Required task: Write the lines out again, from the top of the material to the line containing "from matplotlib.lines import Line2D", pictures excluded.
★ ★ ★ ★ ★
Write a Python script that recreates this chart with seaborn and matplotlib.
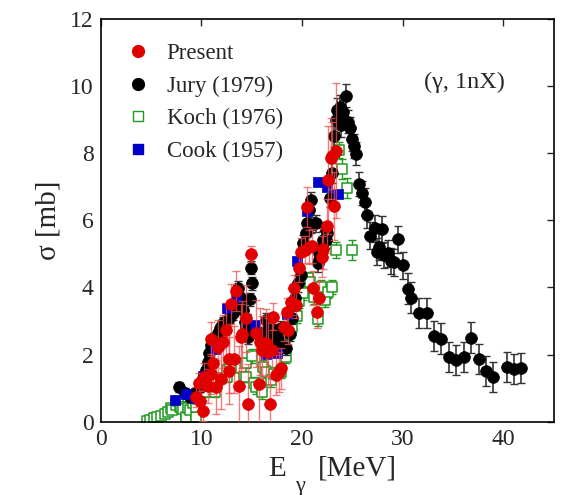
import numpy as np
import seaborn as sns
import matplotlib
matplotlib.use("Agg")
import matplotlib.pyplot as plt
from matplotlib.lines import Line2D

# Jury (1979)
jury_x = [7.8, 8.35, 8.85, 9.35, 9.85, 10.15, 10.5, 10.65, 10.8, 11.0, 11.3, 11.65, 11.8,
          12.15, 12.5, 12.8, 13.1, 13.3, 13.6, 13.8, 13.95, 14.1, 14.3, 14.45, 14.6, 14.85,
          15.05, 14.95, 15.8, 16.1, 16.2, 16.45, 16.6, 16.75, 16.95, 17.1, 17.3, 17.4, 17.75,
          17.9, 18.1, 18.4, 18.8, 19.0, 19.25, 19.55, 19.9, 20.05, 20.4, 20.5, 20.7, 20.9,
          20.9, 21.4, 21.55, 21.65, 21.7, 22.0, 22.05, 22.4, 22.4, 22.5, 22.8, 23.0, 23.2,
          23.4, 23.5, 23.8, 23.85, 24.1, 24.35, 24.6, 24.75, 24.95, 25.2, 25.4, 25.7, 25.9,
          26.2, 26.4, 26.7, 27.2, 27.4, 27.65, 27.9, 28.15, 28.5, 28.8, 29.1, 29.5, 30.0,
          30.5, 30.85, 31.6, 32.4, 33.1, 33.8, 34.6, 35.3, 36.1, 36.8, 37.55, 38.3, 39.0,
          40.3, 41.0, 41.7]
jury_y = [1.03, 0.85, 0.75, 0.85, 1.04, 1.29, 1.54, 1.79, 2.04, 2.29, 2.49, 2.63, 2.78,
          2.93, 3.03, 3.13, 3.23, 3.43, 3.98, 3.73, 3.58, 3.33, 2.98, 2.83, 2.53, 3.65,
          4.12, 4.59, 2.63, 2.24, 2.5, 3.03, 2.7, 2.83, 2.53, 2.43, 2.7, 2.29, 2.43,
          2.8, 2.24, 2.19, 2.6, 3.1, 3.68, 4.12, 4.37, 5.32, 5.62, 5.91, 6.3, 5.86,
          6.61, 5.91, 4.72, 4.82, 5.02, 5.22, 5.42, 5.42, 5.71, 5.62, 6.66, 7.4, 8.5,
          8.99, 9.29, 9.39, 8.84, 9.24, 9.72, 8.94, 8.74, 8.43, 8.22, 7.99, 7.08, 6.81,
          6.56, 6.16, 5.54, 5.76, 5.07, 5.22, 5.73, 4.97, 5.02, 4.79, 4.75, 5.44, 4.66,
          3.97, 3.70, 3.23, 3.23, 2.56, 2.48, 1.93, 1.84, 1.93, 2.51, 1.88, 1.51, 1.34,
          1.62, 1.57, 1.60]
jury_err = [0.15, 0.15, 0.15, 0.15, 0.15, 0.15, 0.15, 0.15, 0.15, 0.15, 0.15, 0.15, 0.15,
            0.2, 0.2, 0.2, 0.2, 0.2, 0.2, 0.2, 0.2, 0.2, 0.2, 0.2, 0.2, 0.2,
            0.2, 0.2, 0.2, 0.2, 0.2, 0.2, 0.2, 0.2, 0.2, 0.2, 0.2, 0.2, 0.2,
            0.2, 0.2, 0.2, 0.2, 0.2, 0.25, 0.25, 0.25, 0.25, 0.25, 0.25, 0.25, 0.25,
            0.25, 0.25, 0.25, 0.25, 0.25, 0.25, 0.25, 0.25, 0.25, 0.25, 0.25, 0.3, 0.3,
            0.35, 0.35, 0.35, 0.35, 0.35, 0.35, 0.35, 0.35, 0.35, 0.35, 0.35, 0.35, 0.35,
            0.4, 0.4, 0.4, 0.4, 0.4, 0.4, 0.4, 0.4, 0.4, 0.4, 0.4, 0.4, 0.4,
            0.45, 0.45, 0.45, 0.45, 0.45, 0.45, 0.45, 0.45, 0.45, 0.45, 0.45, 0.45, 0.45,
            0.45, 0.45, 0.45]

# Present
present_x = [9.45, 9.75, 9.85, 10.15, 10.3, 10.65, 10.95, 11.0, 11.15, 11.5, 11.65, 11.9,
             12.15, 12.4, 12.7, 12.75, 12.95, 13.2, 13.45, 13.7, 13.95, 14.05, 14.4, 14.65,
             14.95, 15.45, 15.7, 15.8, 16.05, 16.4, 16.6, 16.85, 17.05, 17.1, 17.4, 17.7,
             17.95, 18.2, 18.5, 18.6, 18.9, 19.15, 19.4, 19.65, 19.9, 20.25, 20.45, 20.7,
             21.0, 21.1, 21.45, 21.65, 21.95, 22.1, 22.45, 22.6, 22.85, 22.95, 23.2, 23.35]
present_y = [0.75, 1.16, 0.63, 0.32, 1.34, 1.06, 2.46, 1.42, 1.74, 1.04, 2.24, 1.27,
             2.39, 2.73, 1.52, 1.86, 3.51, 1.86, 3.9, 1.07, 2.52, 2.61, 3.08, 0.52,
             5.0, 2.63, 1.11, 2.38, 2.14, 2.36, 2.09, 0.53, 2.14, 3.13, 1.39, 1.49,
             1.59, 2.81, 3.28, 2.73, 3.58, 3.98, 3.48, 4.57, 5.07, 5.12, 6.39, 5.2,
             5.24, 3.98, 3.28, 3.68, 4.92, 5.14, 5.83, 7.2, 7.85, 7.92, 6.43, 8.08]
present_err = [0.3, 0.3, 0.3, 0.3, 0.4, 0.5, 0.5, 0.6, 0.8, 0.8, 0.8, 0.9,
               0.8, 0.8, 1.0, 1.0, 0.6, 1.0, 0.6, 1.2, 1.0, 1.0, 1.0, 1.2,
               0.25, 1.0, 1.2, 1.0, 1.0, 1.0, 1.0, 0.8, 0.8, 0.4, 0.6, 0.6,
               0.6, 0.4, 0.4, 0.4, 0.4, 0.4, 0.4, 0.4, 0.4, 0.4, 0.6, 0.5,
               0.5, 0.5, 0.5, 0.5, 0.6, 0.6, 0.8, 1.6, 1.2, 1.0, 1.0, 2.0]

# Koch (1976)
koch_x = [4.6, 4.9, 5.3, 5.6, 5.95, 6.35, 6.7, 7.0, 7.1, 7.5, 7.7, 7.85, 8.0, 8.2, 8.45,
          8.5, 8.7, 8.85, 9.15, 9.5, 9.5, 9.65, 10.5, 10.8, 11.4, 11.5, 11.95, 12.5, 12.55,
          12.8, 13.45, 13.95, 14.2, 14.45, 14.45, 15.0, 15.2, 15.45, 16.05, 16.1, 16.45,
          16.95, 17.25, 17.95, 18.4, 18.65, 19.0, 19.45, 19.7, 20.05, 20.55, 20.8, 21.15,
          21.55, 21.9, 22.3, 22.6, 22.95, 23.35, 23.65, 24.0, 24.45, 24.95]
koch_y = [0.02, 0.05, 0.1, 0.15, 0.18, 0.23, 0.3, 0.4, 0.35, 0.5, 0.63, 0.45, 0.45, 0.37, 0.1,
          0.15, 0.4, 0.35, 0.55, 0.15, 0.45, 0.67, 0.9, 1.09, 0.9, 1.19, 1.29, 1.34, 1.54,
          1.74, 1.74, 1.59, 1.34, 1.74, 1.34, 1.96, 1.14, 1.04, 0.88, 1.64, 1.49,
          1.24, 1.42, 1.49, 1.94, 2.63, 2.83, 3.15, 3.6, 3.83, 4.27, 4.15, 3.71,
          3.05, 4.02, 3.63, 3.88, 4.02, 5.12, 8.1, 7.52, 6.96, 5.12]
koch_err = [0.05, 0.05, 0.05, 0.05, 0.05, 0.05, 0.1, 0.1, 0.1, 0.1, 0.1, 0.1, 0.1, 0.1, 0.1,
            0.1, 0.1, 0.1, 0.1, 0.1, 0.1, 0.1, 0.15, 0.15, 0.15, 0.15, 0.15, 0.15, 0.15,
            0.15, 0.15, 0.15, 0.15, 0.15, 0.15, 0.2, 0.2, 0.2, 0.2, 0.2, 0.2,
            0.2, 0.2, 0.2, 0.2, 0.2, 0.2, 0.2, 0.2, 0.2, 0.2, 0.2, 0.2,
            0.2, 0.2, 0.2, 0.2, 0.2, 0.25, 0.25, 0.3, 0.3, 0.3]

# Cook (1957)
cook_x = [7.4, 8.45, 9.35, 10.2, 11.4, 12.5, 13.45, 14.4, 15.35, 16.4, 17.5, 18.5, 19.45,
          20.45, 21.55, 22.45, 23.55]
cook_y = [0.65, 0.83, 0.7, 1.35, 2.18, 3.4, 3.72, 3.05, 2.88, 2.03, 2.05, 3.22, 4.8,
          6.27, 7.15, 7.0, 6.78]

red = "#e00000"
green = "#1e9a1e"
blue = "#0000c8"

sns.set_style("white")
plt.rcParams["font.family"] = ["Liberation Serif", "DejaVu Serif"]

fig = plt.figure(figsize=(5.64, 4.95), dpi=100)
ax = fig.add_axes([0.1785, 0.148, 0.8035, 0.8136])

# Koch
ax.errorbar(koch_x, koch_y, yerr=koch_err, fmt="none", ecolor=green, elinewidth=1,
            capsize=3, capthick=1, zorder=1)
sns.scatterplot(x=koch_x, y=koch_y, marker="s", s=52, color="white", edgecolor=green,
                linewidth=1.1, ax=ax, zorder=2)

# Jury
ax.errorbar(jury_x, jury_y, yerr=jury_err, fmt="none", ecolor="#333333", elinewidth=1.2,
            capsize=3, capthick=1, zorder=3)
sns.scatterplot(x=jury_x, y=jury_y, marker="o", s=72, color="black", edgecolor="black",
                linewidth=0.5, ax=ax, zorder=4)

# Cook
sns.scatterplot(x=cook_x, y=cook_y, marker="s", s=60, color=blue, edgecolor=blue,
                linewidth=0.5, ax=ax, zorder=5)

# Present
ax.errorbar(present_x, present_y, yerr=present_err, fmt="none", ecolor="#f05050",
            elinewidth=1, capsize=3, capthick=1, alpha=0.75, zorder=6)
sns.scatterplot(x=present_x, y=present_y, marker="o", s=72, color=red, edgecolor=red,
                linewidth=0.5, ax=ax, zorder=7)

ax.set_xlim(0, 45)
ax.set_ylim(0, 12)
ax.set_xticks([0, 10, 20, 30, 40])
ax.set_yticks([0, 2, 4, 6, 8, 10, 12])
ax.tick_params(direction="in", top=True, right=True, length=5, width=1,
               labelsize=17, pad=5)
for sp in ax.spines.values():
    sp.set_linewidth(1.2)
    sp.set_color("black")

# x label: E, subscript gamma set low, then the unit
ax.set_xlabel("E", fontsize=21)
ax.xaxis.set_label_coords(0.389, -0.085)
ax.text(0.48, -0.085, "[MeV]", transform=ax.transAxes, fontsize=21, ha="left", va="top")
fig.text(0.532, 0.018, "γ", fontsize=16, ha="center", va="center")
ax.set_ylabel("σ [mb]", fontsize=21, labelpad=6)

ax.text(32.1, 10.1, "(γ, 1nX)", fontsize=17.5, ha="left", va="center")

handles = [
    Line2D([], [], marker="o", linestyle="none", markersize=8.5, color=red, label="Present"),
    Line2D([], [], marker="o", linestyle="none", markersize=8.5, color="black", label="Jury (1979)"),
    Line2D([], [], marker="s", linestyle="none", markersize=7.5, markerfacecolor="white",
           markeredgecolor=green, label="Koch (1976)"),
    Line2D([], [], marker="s", linestyle="none", markersize=7.5, color=blue, label="Cook (1957)"),
]
ax.legend(handles=handles, loc="upper left", bbox_to_anchor=(0.057, 0.94), frameon=False,
          fontsize=16.5, borderaxespad=0, borderpad=0, handlelength=1.0,
          handletextpad=0.75, labelspacing=0.5)

fig.savefig("out.png", dpi=100)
★ ★ ★ ★ ★
Response to this exercise:
Write a Python script that recreates this chart with seaborn and matplotlib.
import numpy as np
import seaborn as sns
import matplotlib
matplotlib.use("Agg")
import matplotlib.pyplot as plt
from matplotlib.lines import Line2D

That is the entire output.